### Task statement
Copy the material below verbatim from the line with "Rebuild this diagram" to the line with "anchor=west, minimum height=2.33cm]", both lines included, omitting pictures and every line outside that range.

BEGIN Records for the task

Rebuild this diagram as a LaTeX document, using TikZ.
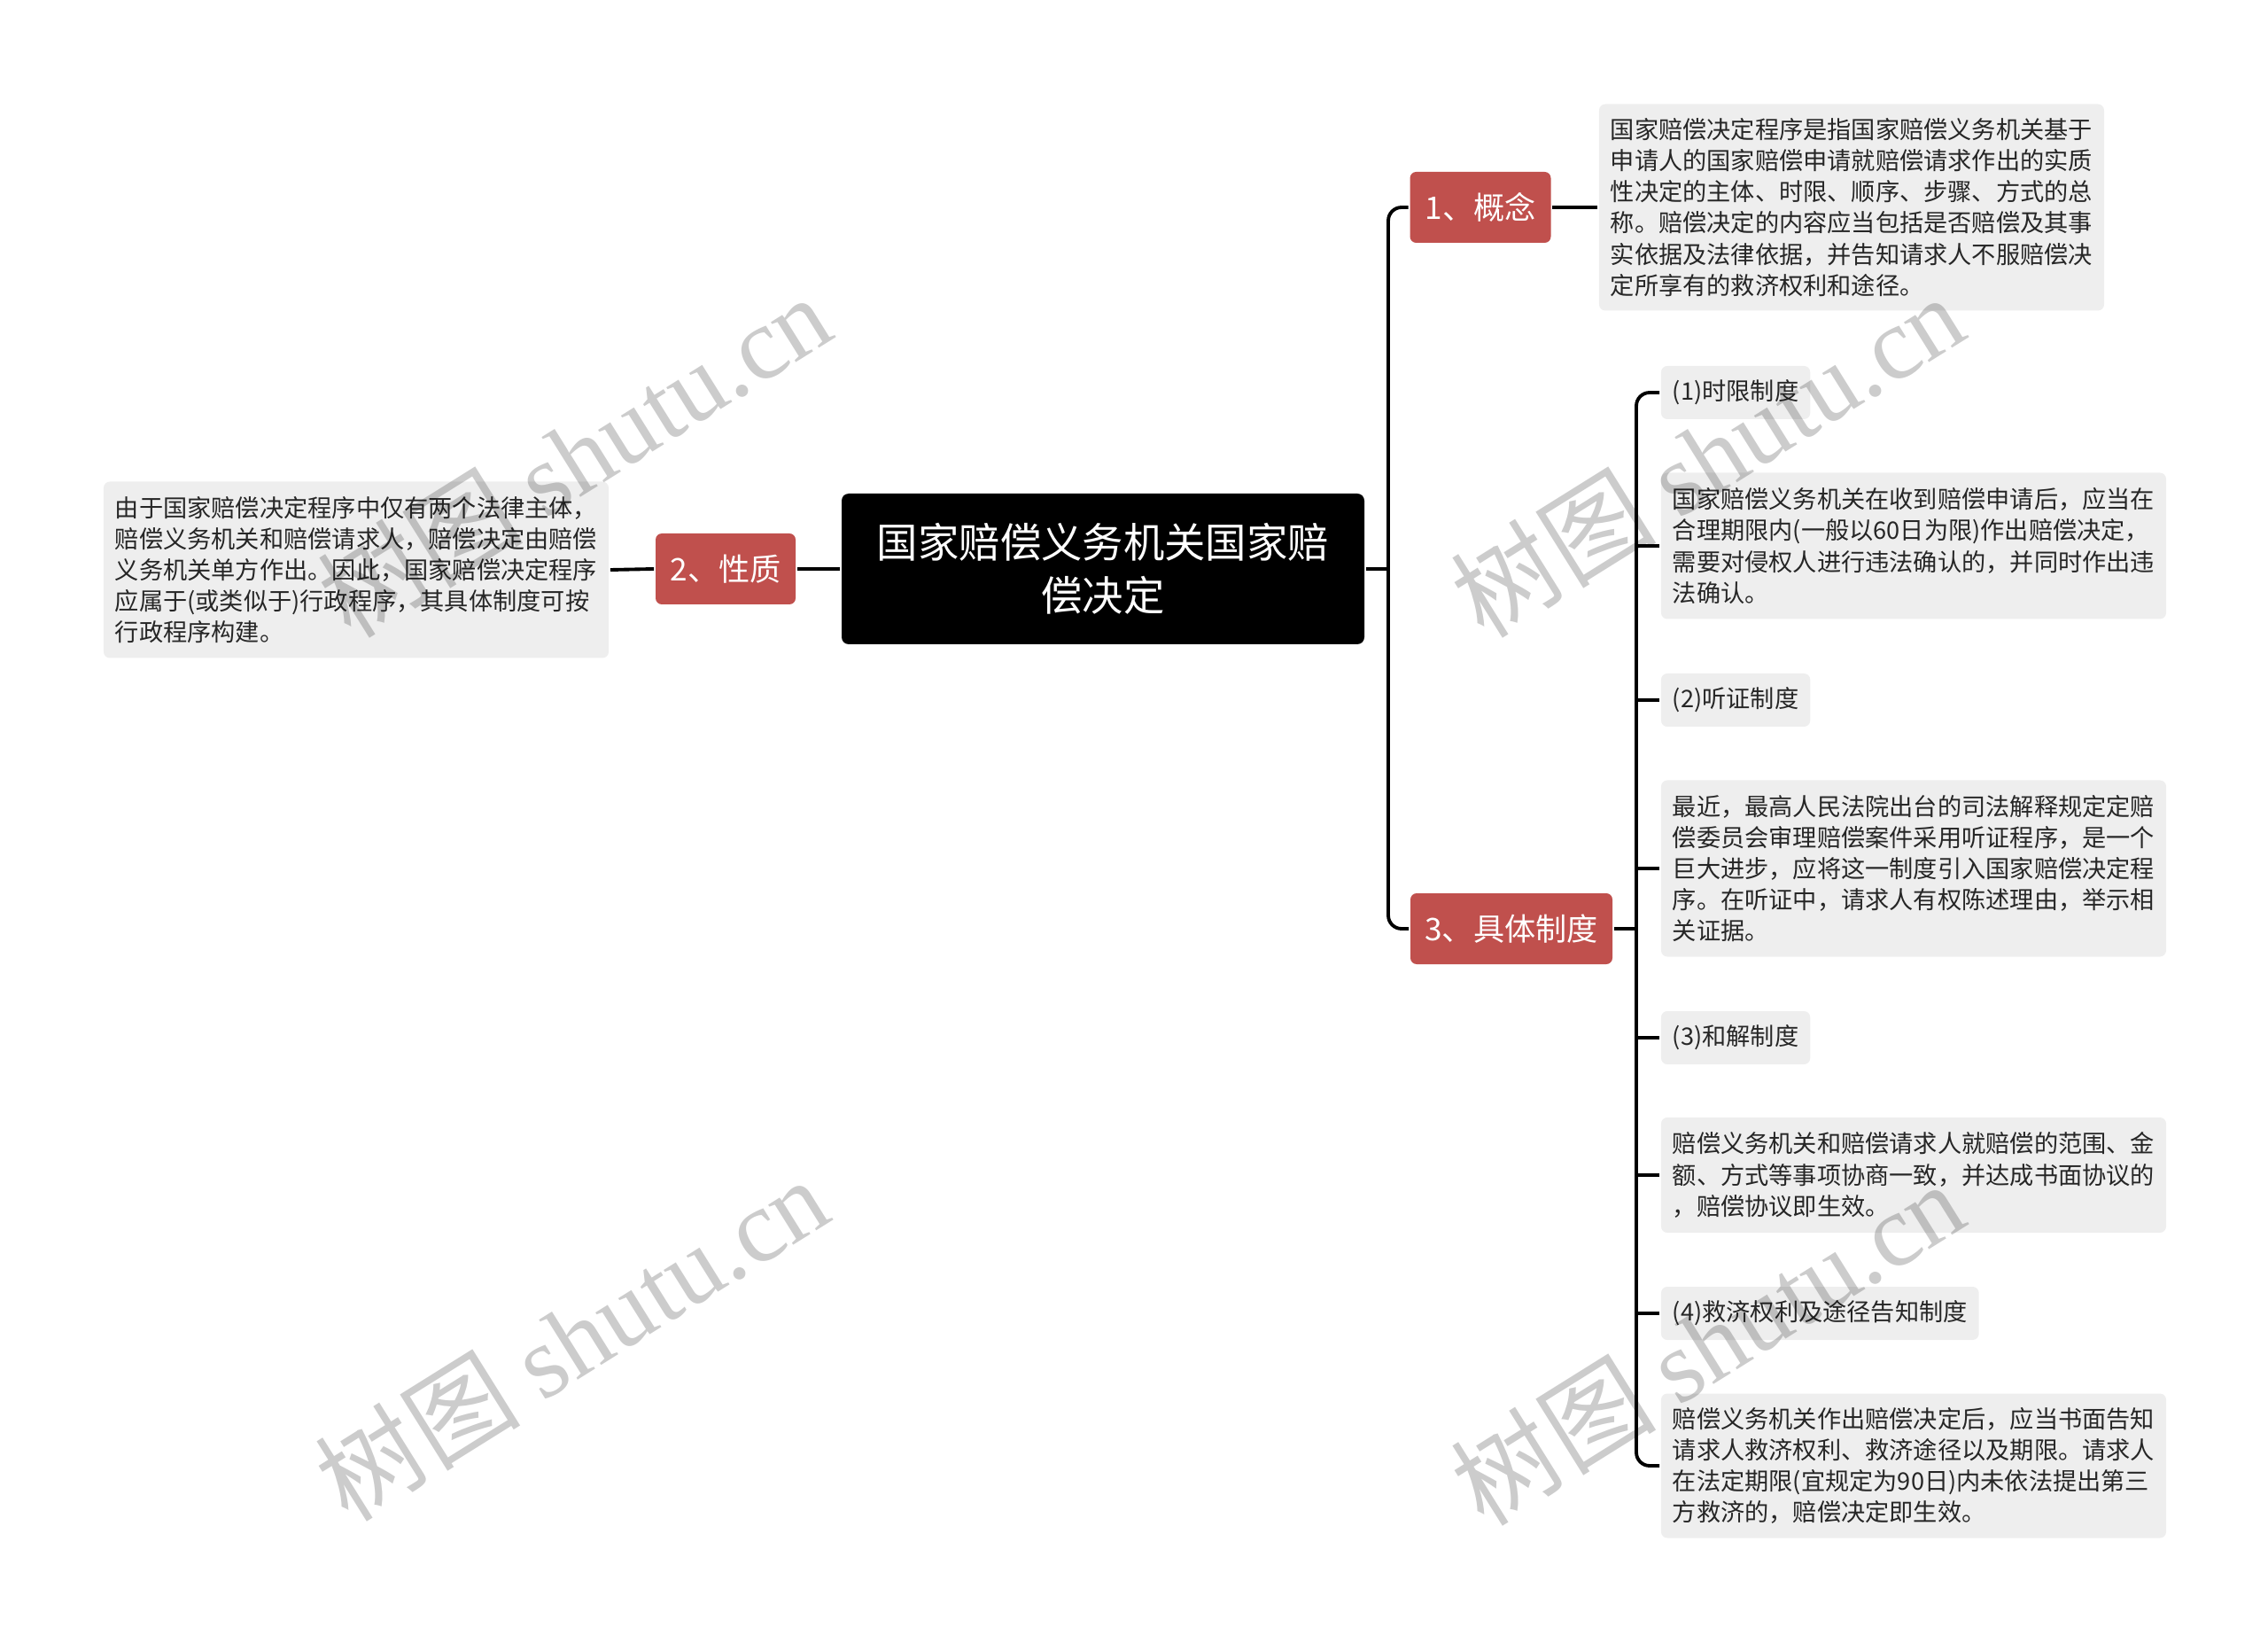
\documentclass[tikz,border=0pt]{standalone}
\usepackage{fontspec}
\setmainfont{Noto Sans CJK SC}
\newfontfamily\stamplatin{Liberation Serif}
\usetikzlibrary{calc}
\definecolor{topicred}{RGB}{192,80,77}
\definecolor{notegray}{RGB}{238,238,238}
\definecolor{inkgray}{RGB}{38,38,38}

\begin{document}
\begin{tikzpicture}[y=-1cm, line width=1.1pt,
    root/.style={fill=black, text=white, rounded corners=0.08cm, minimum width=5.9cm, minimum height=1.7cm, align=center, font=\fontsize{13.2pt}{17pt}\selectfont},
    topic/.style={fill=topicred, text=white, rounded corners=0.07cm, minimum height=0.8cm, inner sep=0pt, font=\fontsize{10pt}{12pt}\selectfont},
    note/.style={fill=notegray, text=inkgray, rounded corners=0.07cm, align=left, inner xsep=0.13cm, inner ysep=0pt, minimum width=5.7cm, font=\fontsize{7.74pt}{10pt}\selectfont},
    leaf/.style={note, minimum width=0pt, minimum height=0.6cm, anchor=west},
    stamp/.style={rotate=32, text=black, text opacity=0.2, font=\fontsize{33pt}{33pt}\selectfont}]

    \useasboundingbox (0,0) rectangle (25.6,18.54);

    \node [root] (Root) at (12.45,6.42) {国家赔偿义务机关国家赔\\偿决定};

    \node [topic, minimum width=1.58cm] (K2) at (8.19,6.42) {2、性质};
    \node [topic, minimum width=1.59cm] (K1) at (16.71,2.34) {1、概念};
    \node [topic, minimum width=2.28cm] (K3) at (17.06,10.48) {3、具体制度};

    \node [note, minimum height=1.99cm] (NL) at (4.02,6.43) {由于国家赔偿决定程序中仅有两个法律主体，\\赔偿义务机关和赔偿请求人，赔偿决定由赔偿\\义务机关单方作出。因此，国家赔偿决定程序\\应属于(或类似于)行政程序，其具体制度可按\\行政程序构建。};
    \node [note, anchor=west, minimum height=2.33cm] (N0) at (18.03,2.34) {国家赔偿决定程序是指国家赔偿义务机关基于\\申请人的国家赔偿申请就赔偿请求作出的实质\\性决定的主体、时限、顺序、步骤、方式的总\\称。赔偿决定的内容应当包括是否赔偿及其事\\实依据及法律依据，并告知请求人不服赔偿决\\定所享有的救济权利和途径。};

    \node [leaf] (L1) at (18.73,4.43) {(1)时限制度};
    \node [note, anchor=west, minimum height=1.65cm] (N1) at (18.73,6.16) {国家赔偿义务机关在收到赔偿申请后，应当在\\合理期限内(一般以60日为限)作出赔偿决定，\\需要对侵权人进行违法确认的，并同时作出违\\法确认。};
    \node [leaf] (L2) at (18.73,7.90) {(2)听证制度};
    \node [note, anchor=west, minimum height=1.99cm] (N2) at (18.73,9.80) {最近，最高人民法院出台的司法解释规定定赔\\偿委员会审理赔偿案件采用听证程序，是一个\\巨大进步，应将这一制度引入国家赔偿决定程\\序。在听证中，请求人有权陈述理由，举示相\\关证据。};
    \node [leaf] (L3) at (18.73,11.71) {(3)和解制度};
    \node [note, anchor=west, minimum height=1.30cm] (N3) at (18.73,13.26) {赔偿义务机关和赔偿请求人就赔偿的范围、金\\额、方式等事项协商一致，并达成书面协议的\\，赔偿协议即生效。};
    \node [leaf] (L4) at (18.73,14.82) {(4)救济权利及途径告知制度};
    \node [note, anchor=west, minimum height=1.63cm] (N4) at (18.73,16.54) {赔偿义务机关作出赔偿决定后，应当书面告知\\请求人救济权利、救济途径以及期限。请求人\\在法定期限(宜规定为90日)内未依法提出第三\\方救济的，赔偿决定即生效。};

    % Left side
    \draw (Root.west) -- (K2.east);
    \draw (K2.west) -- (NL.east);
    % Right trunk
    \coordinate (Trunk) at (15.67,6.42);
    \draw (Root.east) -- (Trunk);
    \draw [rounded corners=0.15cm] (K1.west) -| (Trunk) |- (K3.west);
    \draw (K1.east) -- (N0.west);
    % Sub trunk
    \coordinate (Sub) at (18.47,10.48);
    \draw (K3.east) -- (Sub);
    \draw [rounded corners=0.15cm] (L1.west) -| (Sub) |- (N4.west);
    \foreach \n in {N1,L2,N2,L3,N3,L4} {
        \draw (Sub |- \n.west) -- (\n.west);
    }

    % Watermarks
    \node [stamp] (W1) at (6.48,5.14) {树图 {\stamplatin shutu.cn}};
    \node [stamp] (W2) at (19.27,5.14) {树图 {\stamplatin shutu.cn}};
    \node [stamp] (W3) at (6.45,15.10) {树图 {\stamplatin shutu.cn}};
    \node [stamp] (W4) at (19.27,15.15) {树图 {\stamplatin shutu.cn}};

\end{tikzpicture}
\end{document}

END Records for the task
BEGIN Records for the task

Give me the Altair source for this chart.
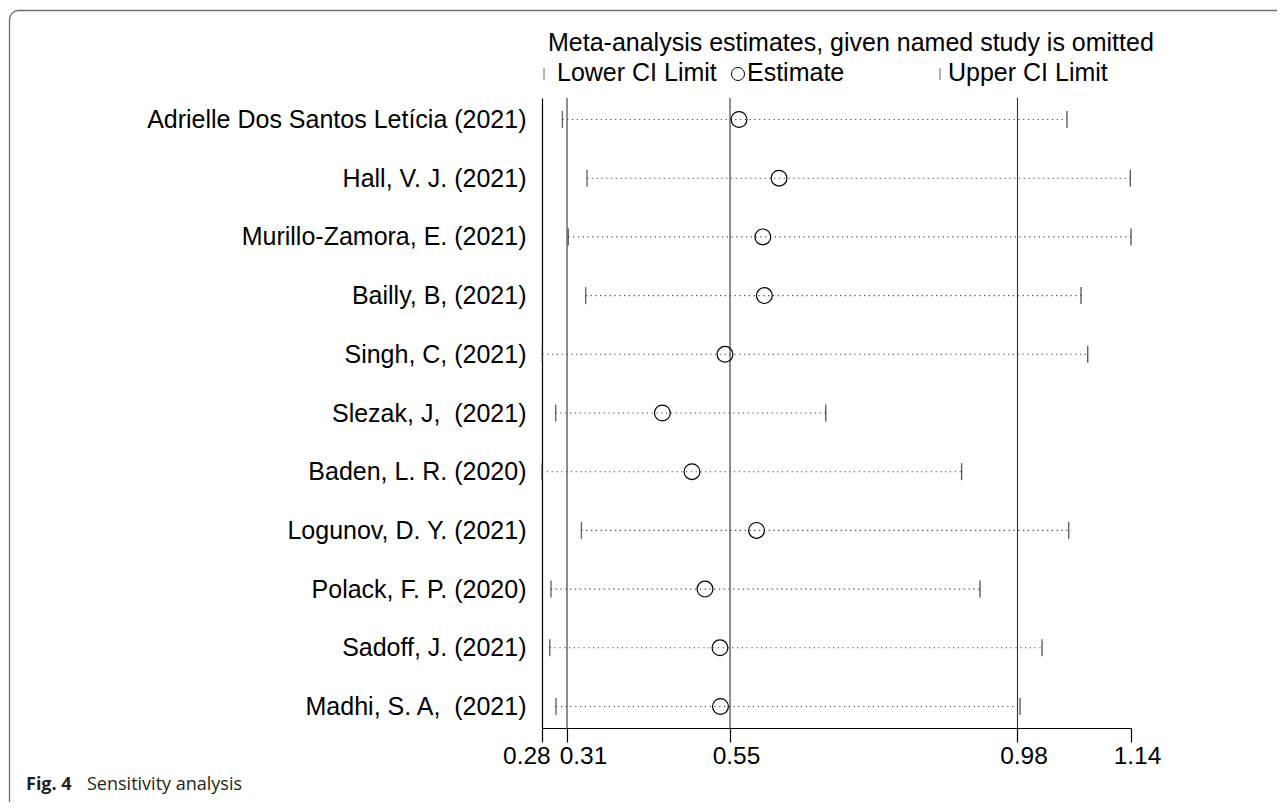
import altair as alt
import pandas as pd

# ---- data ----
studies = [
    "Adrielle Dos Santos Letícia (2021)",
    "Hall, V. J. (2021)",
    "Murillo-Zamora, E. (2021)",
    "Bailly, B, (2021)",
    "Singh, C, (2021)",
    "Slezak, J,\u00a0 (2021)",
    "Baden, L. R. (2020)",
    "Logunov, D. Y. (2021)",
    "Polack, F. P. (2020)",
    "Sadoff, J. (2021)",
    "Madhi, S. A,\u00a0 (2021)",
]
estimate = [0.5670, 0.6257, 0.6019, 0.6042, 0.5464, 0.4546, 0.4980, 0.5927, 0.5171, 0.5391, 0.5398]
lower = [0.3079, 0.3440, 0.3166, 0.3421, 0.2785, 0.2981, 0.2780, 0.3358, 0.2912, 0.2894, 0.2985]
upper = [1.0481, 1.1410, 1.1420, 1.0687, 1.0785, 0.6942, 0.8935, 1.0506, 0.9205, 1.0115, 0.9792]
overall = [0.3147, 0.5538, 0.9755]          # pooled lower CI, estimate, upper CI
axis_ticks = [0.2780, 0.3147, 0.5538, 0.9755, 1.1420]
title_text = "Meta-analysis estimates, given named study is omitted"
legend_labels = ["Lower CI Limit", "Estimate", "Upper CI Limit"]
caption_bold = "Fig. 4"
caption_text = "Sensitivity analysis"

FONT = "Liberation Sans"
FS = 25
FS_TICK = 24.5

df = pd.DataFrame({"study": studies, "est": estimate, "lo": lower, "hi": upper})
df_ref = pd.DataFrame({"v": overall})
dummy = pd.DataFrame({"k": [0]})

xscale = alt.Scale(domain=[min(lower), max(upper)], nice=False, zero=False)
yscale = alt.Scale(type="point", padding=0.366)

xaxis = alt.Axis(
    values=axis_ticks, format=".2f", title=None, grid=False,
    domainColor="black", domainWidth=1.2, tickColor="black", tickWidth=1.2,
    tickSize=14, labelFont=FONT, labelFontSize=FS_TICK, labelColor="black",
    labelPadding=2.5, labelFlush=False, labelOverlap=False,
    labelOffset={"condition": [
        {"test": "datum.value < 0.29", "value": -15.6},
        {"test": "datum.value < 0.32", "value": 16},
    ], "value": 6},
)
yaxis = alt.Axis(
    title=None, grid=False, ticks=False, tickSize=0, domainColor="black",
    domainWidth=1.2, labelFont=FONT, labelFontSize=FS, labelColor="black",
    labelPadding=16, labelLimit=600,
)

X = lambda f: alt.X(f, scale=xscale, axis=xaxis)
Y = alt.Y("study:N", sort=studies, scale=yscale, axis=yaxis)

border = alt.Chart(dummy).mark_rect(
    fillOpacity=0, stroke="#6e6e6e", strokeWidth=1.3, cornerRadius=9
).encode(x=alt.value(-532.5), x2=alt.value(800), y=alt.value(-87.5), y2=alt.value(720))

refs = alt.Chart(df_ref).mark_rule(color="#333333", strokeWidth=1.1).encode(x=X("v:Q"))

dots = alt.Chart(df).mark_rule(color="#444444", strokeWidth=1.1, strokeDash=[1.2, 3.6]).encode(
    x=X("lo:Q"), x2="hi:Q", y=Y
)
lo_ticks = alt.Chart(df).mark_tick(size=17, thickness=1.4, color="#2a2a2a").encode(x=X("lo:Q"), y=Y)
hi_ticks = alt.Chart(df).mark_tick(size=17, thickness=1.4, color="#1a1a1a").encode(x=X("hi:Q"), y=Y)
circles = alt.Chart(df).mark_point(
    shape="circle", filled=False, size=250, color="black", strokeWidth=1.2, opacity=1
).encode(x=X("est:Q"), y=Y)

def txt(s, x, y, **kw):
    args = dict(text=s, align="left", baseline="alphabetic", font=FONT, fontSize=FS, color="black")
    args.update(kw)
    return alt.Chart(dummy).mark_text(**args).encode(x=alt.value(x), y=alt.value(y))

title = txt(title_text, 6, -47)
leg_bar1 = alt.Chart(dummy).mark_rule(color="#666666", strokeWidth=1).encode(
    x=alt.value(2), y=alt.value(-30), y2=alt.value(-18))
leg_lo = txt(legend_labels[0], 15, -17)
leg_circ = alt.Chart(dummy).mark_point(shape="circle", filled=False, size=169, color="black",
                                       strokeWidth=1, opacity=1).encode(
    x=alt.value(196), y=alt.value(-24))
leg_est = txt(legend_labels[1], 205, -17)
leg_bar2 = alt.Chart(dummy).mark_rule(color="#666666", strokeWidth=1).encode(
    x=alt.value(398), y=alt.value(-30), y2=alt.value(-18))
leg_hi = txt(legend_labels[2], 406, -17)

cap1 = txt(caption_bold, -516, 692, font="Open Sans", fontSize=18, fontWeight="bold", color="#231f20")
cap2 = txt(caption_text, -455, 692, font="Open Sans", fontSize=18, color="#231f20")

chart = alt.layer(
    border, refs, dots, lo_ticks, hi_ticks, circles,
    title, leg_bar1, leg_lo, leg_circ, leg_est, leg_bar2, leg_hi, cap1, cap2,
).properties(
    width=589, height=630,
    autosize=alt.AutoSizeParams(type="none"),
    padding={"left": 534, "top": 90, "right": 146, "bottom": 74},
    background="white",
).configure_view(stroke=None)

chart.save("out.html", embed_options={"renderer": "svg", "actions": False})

END Records for the task

### Correct output
Rebuild this diagram as a LaTeX document, using TikZ.
\documentclass[tikz,border=0pt]{standalone}
\usepackage{fontspec}
\setmainfont{Noto Sans CJK SC}
\newfontfamily\stamplatin{Liberation Serif}
\usetikzlibrary{calc}
\definecolor{topicred}{RGB}{192,80,77}
\definecolor{notegray}{RGB}{238,238,238}
\definecolor{inkgray}{RGB}{38,38,38}

\begin{document}
\begin{tikzpicture}[y=-1cm, line width=1.1pt,
    root/.style={fill=black, text=white, rounded corners=0.08cm, minimum width=5.9cm, minimum height=1.7cm, align=center, font=\fontsize{13.2pt}{17pt}\selectfont},
    topic/.style={fill=topicred, text=white, rounded corners=0.07cm, minimum height=0.8cm, inner sep=0pt, font=\fontsize{10pt}{12pt}\selectfont},
    note/.style={fill=notegray, text=inkgray, rounded corners=0.07cm, align=left, inner xsep=0.13cm, inner ysep=0pt, minimum width=5.7cm, font=\fontsize{7.74pt}{10pt}\selectfont},
    leaf/.style={note, minimum width=0pt, minimum height=0.6cm, anchor=west},
    stamp/.style={rotate=32, text=black, text opacity=0.2, font=\fontsize{33pt}{33pt}\selectfont}]

    \useasboundingbox (0,0) rectangle (25.6,18.54);

    \node [root] (Root) at (12.45,6.42) {国家赔偿义务机关国家赔\\偿决定};

    \node [topic, minimum width=1.58cm] (K2) at (8.19,6.42) {2、性质};
    \node [topic, minimum width=1.59cm] (K1) at (16.71,2.34) {1、概念};
    \node [topic, minimum width=2.28cm] (K3) at (17.06,10.48) {3、具体制度};

    \node [note, minimum height=1.99cm] (NL) at (4.02,6.43) {由于国家赔偿决定程序中仅有两个法律主体，\\赔偿义务机关和赔偿请求人，赔偿决定由赔偿\\义务机关单方作出。因此，国家赔偿决定程序\\应属于(或类似于)行政程序，其具体制度可按\\行政程序构建。};
    \node [note, anchor=west, minimum height=2.33cm] (N0) at (18.03,2.34) {国家赔偿决定程序是指国家赔偿义务机关基于\\申请人的国家赔偿申请就赔偿请求作出的实质\\性决定的主体、时限、顺序、步骤、方式的总\\称。赔偿决定的内容应当包括是否赔偿及其事\\实依据及法律依据，并告知请求人不服赔偿决\\定所享有的救济权利和途径。};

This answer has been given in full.